DIRECTION: Extract every line of the material that holds the string "this".

>> START DATA LISTING

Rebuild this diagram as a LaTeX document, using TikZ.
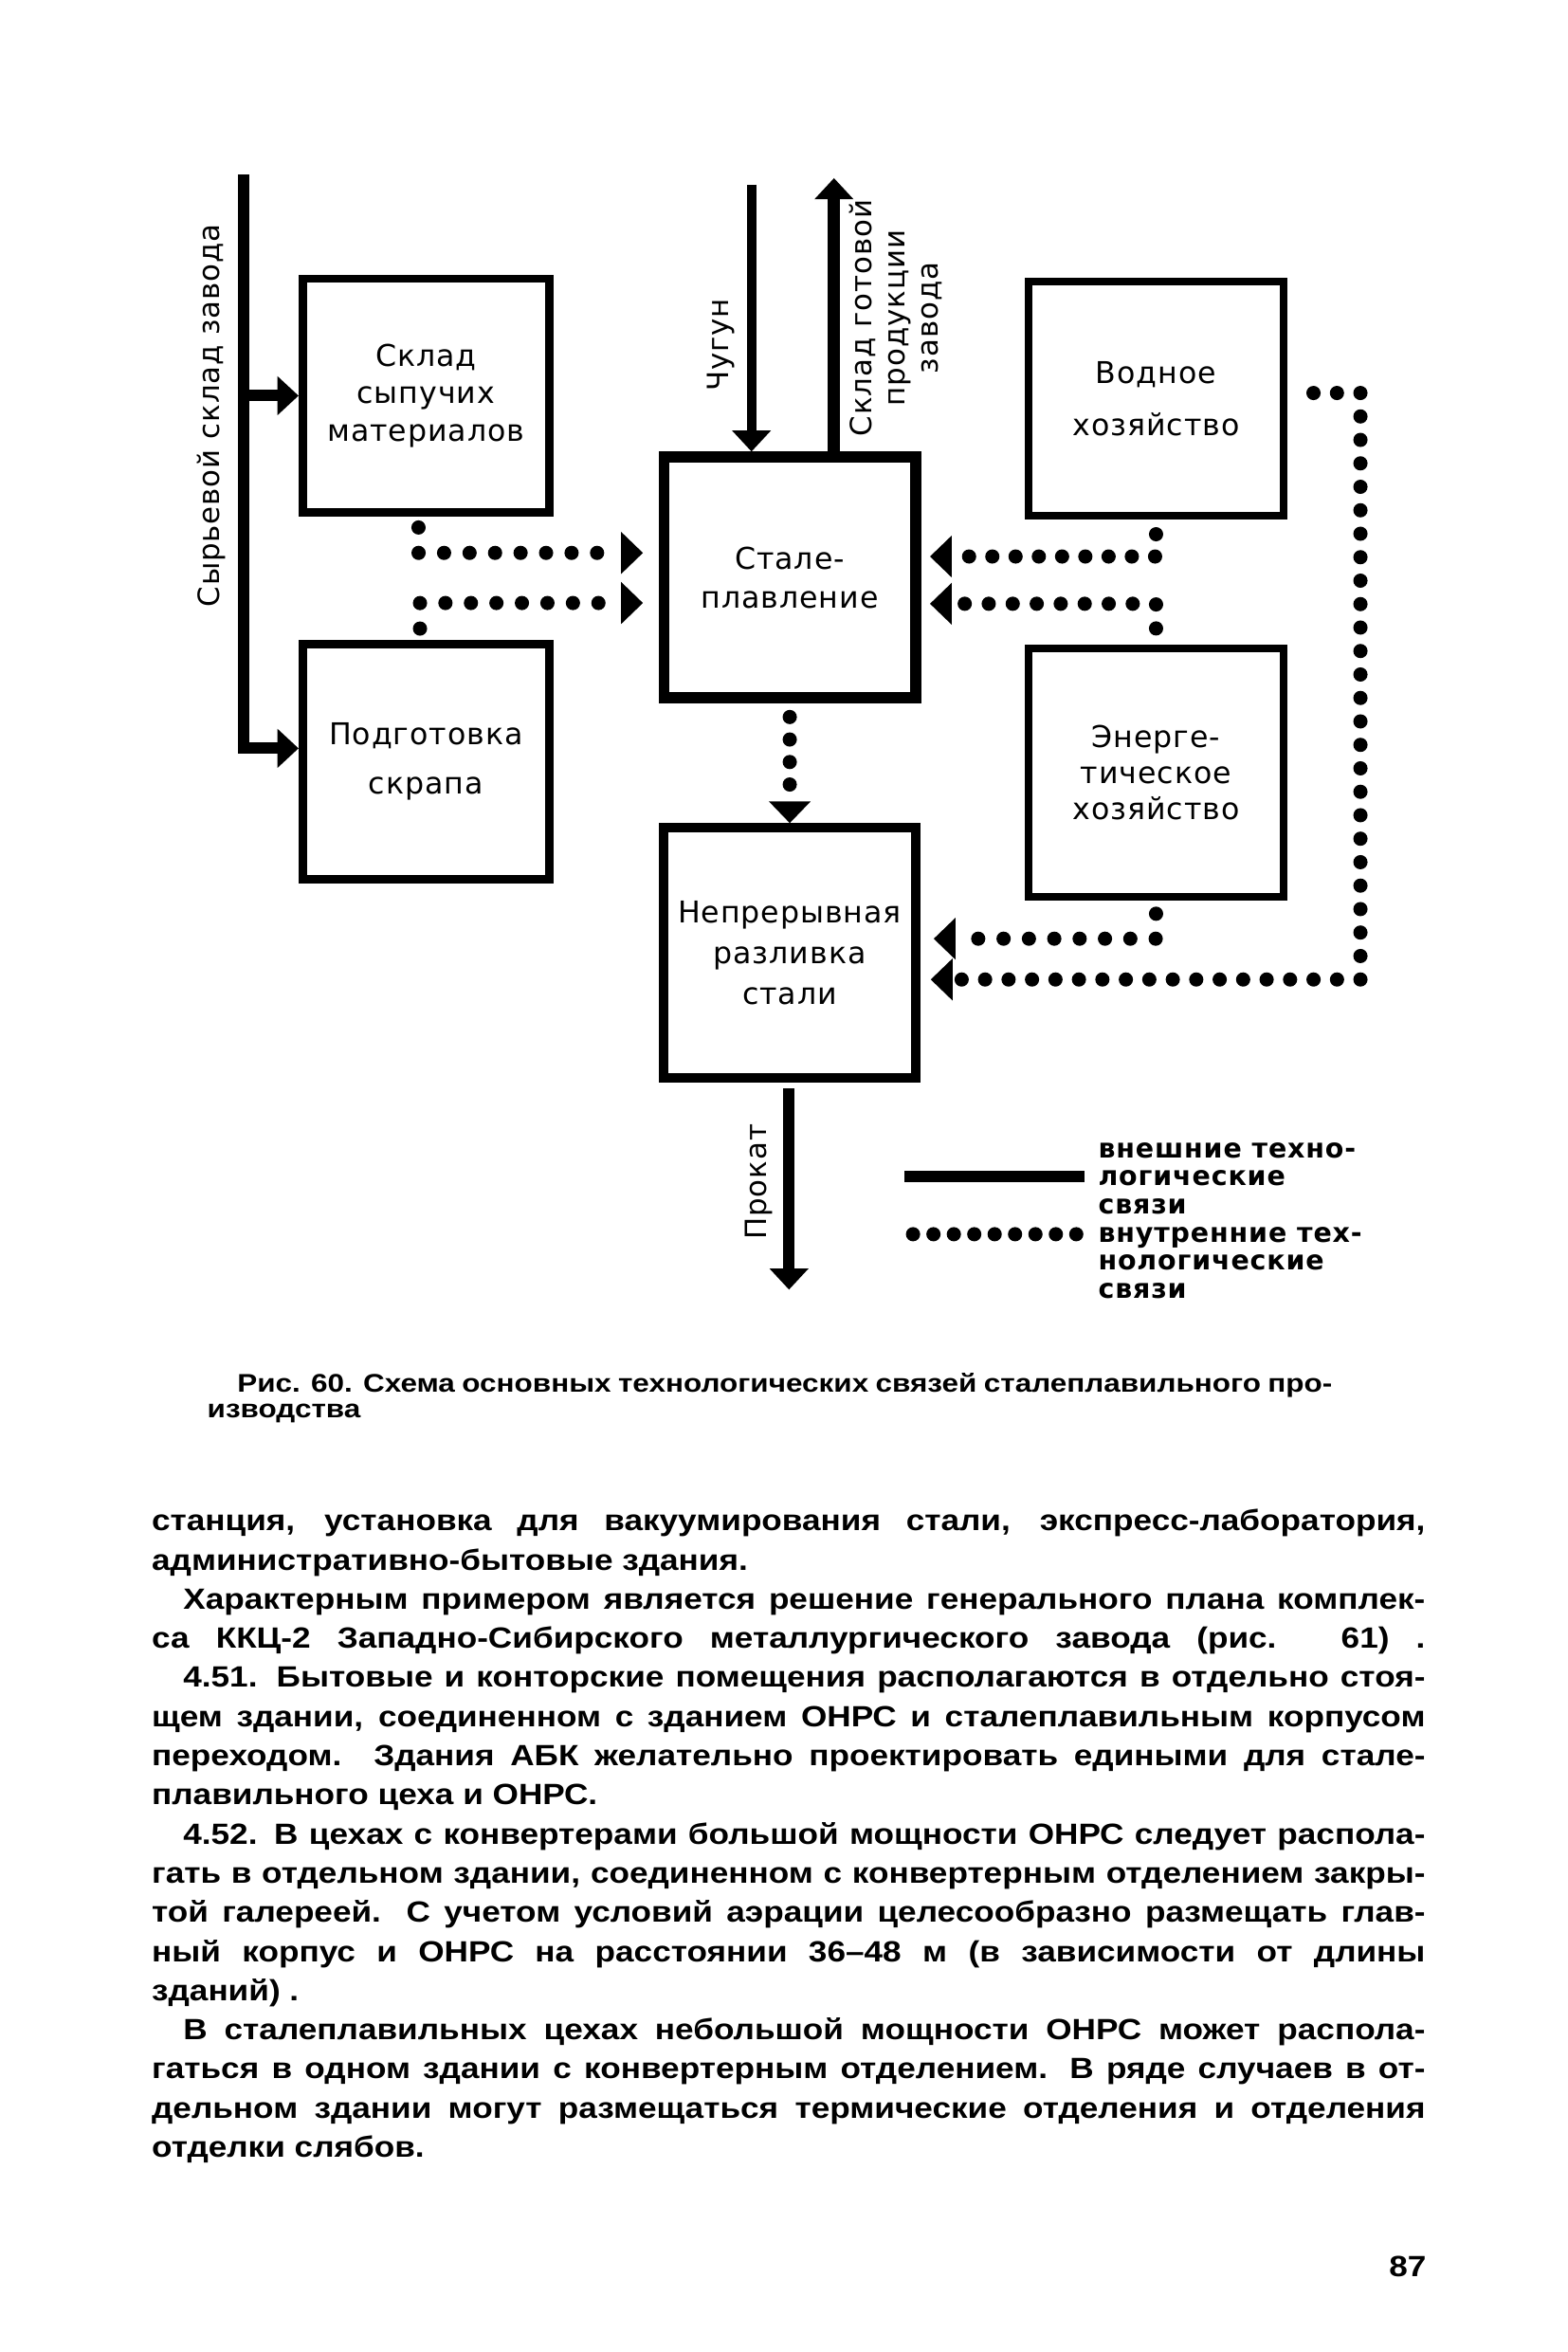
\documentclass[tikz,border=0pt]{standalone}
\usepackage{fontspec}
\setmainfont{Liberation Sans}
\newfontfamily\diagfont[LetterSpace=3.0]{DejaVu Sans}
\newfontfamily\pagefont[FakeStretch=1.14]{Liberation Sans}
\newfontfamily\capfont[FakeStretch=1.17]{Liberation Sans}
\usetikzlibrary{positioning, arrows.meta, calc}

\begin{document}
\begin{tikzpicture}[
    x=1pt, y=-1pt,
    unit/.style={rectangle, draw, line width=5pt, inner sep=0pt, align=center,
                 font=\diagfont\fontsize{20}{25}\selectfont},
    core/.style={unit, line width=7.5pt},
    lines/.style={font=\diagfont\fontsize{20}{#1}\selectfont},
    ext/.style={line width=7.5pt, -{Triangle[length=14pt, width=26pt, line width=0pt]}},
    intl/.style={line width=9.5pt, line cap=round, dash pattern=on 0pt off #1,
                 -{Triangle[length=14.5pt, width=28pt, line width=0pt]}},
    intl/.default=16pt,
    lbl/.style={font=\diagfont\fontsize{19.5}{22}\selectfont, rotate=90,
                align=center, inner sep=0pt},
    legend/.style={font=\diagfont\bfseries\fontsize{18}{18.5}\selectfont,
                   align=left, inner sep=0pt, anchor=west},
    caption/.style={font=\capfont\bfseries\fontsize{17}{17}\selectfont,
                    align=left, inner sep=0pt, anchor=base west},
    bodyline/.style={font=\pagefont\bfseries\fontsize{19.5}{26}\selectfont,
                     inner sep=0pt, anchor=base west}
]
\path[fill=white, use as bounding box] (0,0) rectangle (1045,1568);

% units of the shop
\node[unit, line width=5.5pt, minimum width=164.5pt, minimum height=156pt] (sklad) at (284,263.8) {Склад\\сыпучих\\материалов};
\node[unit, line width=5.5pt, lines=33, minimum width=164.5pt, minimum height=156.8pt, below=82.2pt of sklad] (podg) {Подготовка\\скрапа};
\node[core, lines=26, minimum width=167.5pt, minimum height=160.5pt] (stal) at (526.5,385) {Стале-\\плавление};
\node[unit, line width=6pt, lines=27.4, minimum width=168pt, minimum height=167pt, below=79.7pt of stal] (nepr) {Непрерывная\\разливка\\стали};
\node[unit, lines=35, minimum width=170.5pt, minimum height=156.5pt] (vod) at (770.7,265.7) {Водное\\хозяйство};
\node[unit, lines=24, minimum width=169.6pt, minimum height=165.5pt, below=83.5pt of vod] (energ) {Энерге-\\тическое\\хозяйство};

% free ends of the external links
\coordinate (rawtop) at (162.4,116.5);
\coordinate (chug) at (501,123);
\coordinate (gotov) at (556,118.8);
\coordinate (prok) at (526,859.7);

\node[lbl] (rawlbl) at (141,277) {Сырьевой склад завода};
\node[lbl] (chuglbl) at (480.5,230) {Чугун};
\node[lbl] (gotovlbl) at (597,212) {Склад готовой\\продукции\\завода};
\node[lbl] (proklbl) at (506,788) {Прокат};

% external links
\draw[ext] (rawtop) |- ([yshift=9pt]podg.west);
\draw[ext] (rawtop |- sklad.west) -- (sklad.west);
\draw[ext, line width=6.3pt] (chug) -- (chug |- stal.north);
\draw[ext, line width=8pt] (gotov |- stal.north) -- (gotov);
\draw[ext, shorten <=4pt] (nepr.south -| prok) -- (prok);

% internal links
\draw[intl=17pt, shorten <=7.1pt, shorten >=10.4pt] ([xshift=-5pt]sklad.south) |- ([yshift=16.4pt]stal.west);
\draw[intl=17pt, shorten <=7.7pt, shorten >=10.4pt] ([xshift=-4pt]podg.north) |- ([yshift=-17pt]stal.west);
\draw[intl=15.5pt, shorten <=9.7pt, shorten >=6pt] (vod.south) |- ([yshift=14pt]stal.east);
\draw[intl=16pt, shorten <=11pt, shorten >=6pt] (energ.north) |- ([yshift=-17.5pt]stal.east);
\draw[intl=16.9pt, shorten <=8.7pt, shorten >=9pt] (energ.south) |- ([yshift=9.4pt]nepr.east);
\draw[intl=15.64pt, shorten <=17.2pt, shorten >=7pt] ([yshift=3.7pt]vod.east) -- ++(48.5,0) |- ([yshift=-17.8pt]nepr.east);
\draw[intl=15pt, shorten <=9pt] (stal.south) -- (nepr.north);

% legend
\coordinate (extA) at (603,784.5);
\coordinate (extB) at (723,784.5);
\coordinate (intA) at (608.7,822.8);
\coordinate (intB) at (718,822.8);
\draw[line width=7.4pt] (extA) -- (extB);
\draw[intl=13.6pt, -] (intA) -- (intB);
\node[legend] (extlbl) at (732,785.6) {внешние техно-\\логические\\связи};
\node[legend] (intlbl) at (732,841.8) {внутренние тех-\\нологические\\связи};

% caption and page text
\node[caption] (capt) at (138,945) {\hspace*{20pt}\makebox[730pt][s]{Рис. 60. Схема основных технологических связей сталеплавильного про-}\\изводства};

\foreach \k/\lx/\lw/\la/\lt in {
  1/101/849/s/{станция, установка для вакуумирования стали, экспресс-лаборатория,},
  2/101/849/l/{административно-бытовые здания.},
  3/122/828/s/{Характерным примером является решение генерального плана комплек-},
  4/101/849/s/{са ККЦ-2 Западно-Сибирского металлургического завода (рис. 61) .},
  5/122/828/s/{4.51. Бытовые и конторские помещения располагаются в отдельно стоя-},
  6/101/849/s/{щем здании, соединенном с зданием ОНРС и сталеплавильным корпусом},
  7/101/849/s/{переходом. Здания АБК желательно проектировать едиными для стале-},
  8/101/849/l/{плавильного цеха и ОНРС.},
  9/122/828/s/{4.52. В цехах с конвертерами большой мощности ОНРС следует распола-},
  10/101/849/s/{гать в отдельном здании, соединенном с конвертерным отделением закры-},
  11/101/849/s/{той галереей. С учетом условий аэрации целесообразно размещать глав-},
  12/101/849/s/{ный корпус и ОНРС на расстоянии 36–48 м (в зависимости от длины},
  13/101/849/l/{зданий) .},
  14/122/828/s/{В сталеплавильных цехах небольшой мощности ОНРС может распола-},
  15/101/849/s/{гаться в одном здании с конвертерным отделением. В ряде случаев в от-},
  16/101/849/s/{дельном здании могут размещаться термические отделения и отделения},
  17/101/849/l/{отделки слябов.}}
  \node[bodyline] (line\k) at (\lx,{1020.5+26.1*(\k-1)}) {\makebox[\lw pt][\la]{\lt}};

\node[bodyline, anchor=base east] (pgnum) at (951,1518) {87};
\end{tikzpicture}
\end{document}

>> END DATA LISTING
>> START DATA LISTING

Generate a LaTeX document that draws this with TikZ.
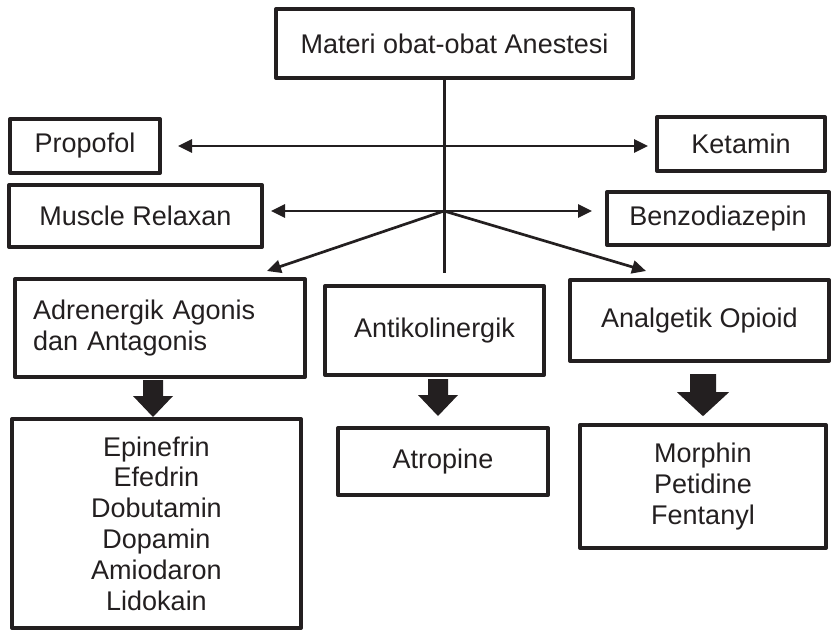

>> END DATA LISTING

OUTPUT OF THE TASK:
Rebuild this diagram as a LaTeX document, using TikZ.
Generate a LaTeX document that draws this with TikZ.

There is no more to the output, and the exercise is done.